Notons par ailleurs que la méfiance est très variable selon le média. Alice Antheaume précise ainsi sur France Culture que les médias du service public et la presse quotidienne régionale ont renforcé de réels liens de proximité et de confiance avec les Français. 

Le baromètre évoqué plus haut permet également de se rendre compte de cette disparité. Ainsi, 67% des sondés font confiance aux journaux télévisés, 61% à la presse régionale et 60% aux journaux radiophoniques. On ne passe “sous la moyenne” que pour les journaux présents uniquement sur internet, les émissions télévisées de divertissement, les réseaux sociaux et les influenceurs. 

Des médias qui évoluent 

Il faut noter par ailleurs que bon nombre de médias ont opéré des transformations et développé de nouveaux formats pour se conformer aux usages actuels. On a vu apparaître par exemple dans certains journaux (Le Monde, Libération…) des articles de type checknews traquant la désinformation. Par ailleurs, certains contenus sont désormais adaptés aux réseaux sociaux. 

Enfin, de nouveaux journalistes “amateurs” ont émergé notamment sur les réseaux sociaux, comme le rappelle Angèle Stalder dans le podcast be my media. Très suivis, ils contribuent à vulgariser l’information et à la présenter autrement, s’adaptant aux nouveaux usages. 

Des solutions pour demain ? 

Des médias qui cherchent à évoluer 

De tout cela, il faut conclure que malgré la défiance affirmée, le lien entre les Français et les médias n’est pas rompu. Il existe encore un réel intérêt pour l’information et toute confinace n’a pas disparu, comme on l’a vu. 

Et pour renforcer cette confiance, des initiatives voient le jour. 

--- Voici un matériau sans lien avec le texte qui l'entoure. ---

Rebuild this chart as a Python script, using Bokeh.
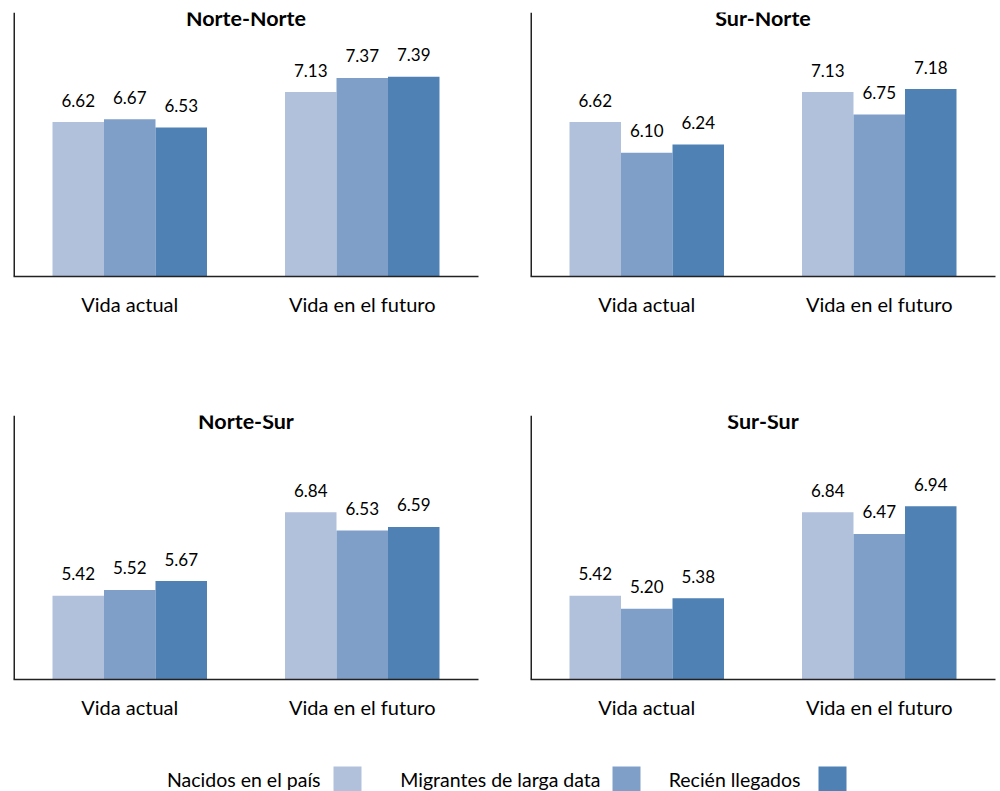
from bokeh.plotting import figure
from bokeh.models import FactorRange, Range1d, ColumnDataSource, Label, FixedTicker
from bokeh.transform import dodge
from bokeh.layouts import column, row
from bokeh.embed import file_html
from bokeh.resources import INLINE
from bokeh.core.properties import value

# ---------------- data ----------------
categories = ["Vida actual", "Vida en el futuro"]
series = ["Nacidos en el país", "Migrantes de larga data", "Recién llegados"]
colors = ["#B2C1DB", "#7F9FC8", "#4F81B4"]

nn_nacidos = [6.62, 7.13]
nn_migrantes = [6.67, 7.37]
nn_recien = [6.53, 7.39]

sn_nacidos = [6.62, 7.13]
sn_migrantes = [6.10, 6.75]
sn_recien = [6.24, 7.18]

ns_nacidos = [5.42, 6.84]
ns_migrantes = [5.52, 6.53]
ns_recien = [5.67, 6.59]

ss_nacidos = [5.42, 6.84]
ss_migrantes = [5.20, 6.47]
ss_recien = [5.38, 6.94]

# ---------------- style ----------------
FONT = "Lato"
FS_VAL = "17px"
FS_CAT = "20px"
FS_TITLE = "21.5px"
FS_LEG = "19.5px"
Y_MIN, Y_MAX = 4.0, 8.48
BAR_W = 0.2215
FRAME_H = 264
AXIS_COLOR = "#222222"


def make_panel(title, vals, width, height, bl, bt, br, bb):
    p = figure(x_range=FactorRange(factors=categories, range_padding=0),
               y_range=Range1d(Y_MIN, Y_MAX), width=width, height=height,
               min_border_left=bl, min_border_top=bt, min_border_right=br,
               min_border_bottom=bb, output_backend="svg", toolbar_location=None)
    p.outline_line_color = None
    p.xgrid.visible = False
    p.ygrid.visible = False
    p.background_fill_color = "white"
    p.border_fill_color = "white"

    data = dict(cat=categories)
    for i, v in enumerate(vals):
        data[f"s{i}"] = v
        data[f"l{i}"] = [f"{x:.2f}" for x in v]
    src = ColumnDataSource(data)
    offsets = [-BAR_W, 0.0, BAR_W]
    for i in range(3):
        xx = dodge("cat", offsets[i], range=p.x_range)
        p.vbar(x=xx, top=f"s{i}", bottom=Y_MIN, width=BAR_W, fill_color=colors[i],
               line_color=None, source=src)
        p.text(x=xx, y=f"s{i}", text=f"l{i}", text_align="center",
               text_baseline="alphabetic", y_offset=-22, text_color="black",
               text_font=value(FONT), text_font_size=FS_VAL, source=src)

    # axes: plain lines, no ticks
    p.yaxis.visible = False
    p.xaxis.major_tick_line_color = None
    p.xaxis.minor_tick_line_color = None
    p.xaxis.major_tick_out = 0
    p.xaxis.major_label_standoff = 15
    p.xaxis.major_label_text_font = FONT
    p.xaxis.major_label_text_font_size = FS_CAT
    p.xaxis.major_label_text_color = "black"
    p.xaxis.axis_line_color = AXIS_COLOR
    p.xaxis.axis_line_width = 1.5

    # left axis line drawn as a frame edge
    p.outline_line_color = None
    p.segment(x0=[0], y0=[Y_MIN], x1=[0], y1=[Y_MAX], line_color=AXIS_COLOR,
              line_width=3)

    ty = Y_MAX - 5.5 * (Y_MAX - Y_MIN) / FRAME_H
    p.add_layout(Label(x=1.0, y=ty, text=title, text_align="center",
                       text_baseline="middle", text_font=FONT,
                       text_font_style="bold", text_font_size=FS_TITLE,
                       text_color="black"))
    return p


p1 = make_panel("Norte-Norte", [nn_nacidos, nn_migrantes, nn_recien], 500, 400, 13, 12, 22, 124)
p2 = make_panel("Sur-Norte", [sn_nacidos, sn_migrantes, sn_recien], 500, 400, 30, 12, 5, 124)
p3 = make_panel("Norte-Sur", [ns_nacidos, ns_migrantes, ns_recien], 500, 345, 13, 15, 22, 66)
p4 = make_panel("Sur-Sur", [ss_nacidos, ss_migrantes, ss_recien], 500, 345, 30, 15, 5, 66)

# ---------------- legend (label, then swatch) ----------------
leg_text_right = [320, 600, 800]
leg_sw_left = [333, 612, 818]
SW_W = 28
leg = figure(width=1000, height=46, x_range=Range1d(0, 1000), y_range=Range1d(791, 745),
             output_backend="svg", toolbar_location=None, min_border=0,
             x_axis_type=None, y_axis_type=None)
leg.outline_line_color = None
leg.xgrid.visible = False
leg.ygrid.visible = False
lsrc = ColumnDataSource(dict(
    name=series, tx=leg_text_right, ty=[779] * 3,
    left=leg_sw_left, right=[v + SW_W for v in leg_sw_left],
    top=[766] * 3, bottom=[794] * 3, color=colors))
leg.text(x="tx", y="ty", text="name", text_align="right", text_baseline="middle",
         text_font=value(FONT), text_font_size=FS_LEG, text_color="black", source=lsrc)
leg.quad(left="left", right="right", top="top", bottom="bottom",
         fill_color="color", line_color=None, source=lsrc)

layout = column(row(p1, p2), row(p3, p4), leg)

open("out.html", "w").write(file_html(layout, INLINE))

Le Conseil économique, social et environnemental (CESE) s’est penché sur le sujet en mars 2024. Parmi les questions soulevées : le modèle économique des médias, l’indépendance des rédactions, leur gouvernance, leurs garanties en matière d’éthique, et la protection assurée aux journalistes. 

Des idées sont avancées, parmi lesquelles la rencontre entre le public et les médias, la création d’un conseil déontologique, ou encore une meilleure régulation des réseaux sociaux. 

Une responsabilité du public 

Il n’en reste pas moins que l’avenir des médias passe aussi par le public des lecteurs, auditeurs et téléspectateurs. Nous sommes responsables de notre manière de nous informer, des informations dont nous prenons connaissance, que nous prenons ou non le temps de vérifier, que nous partageons ou pas. Il convient de garder cela à l’esprit dès lors que l’on considère le rapport entre les médias et le public. Les premiers ne peuvent être tenus seuls responsables d’un “décrochage” si tant est que celui-ci existe. L’information passe également par ceux à qui elle est destinée.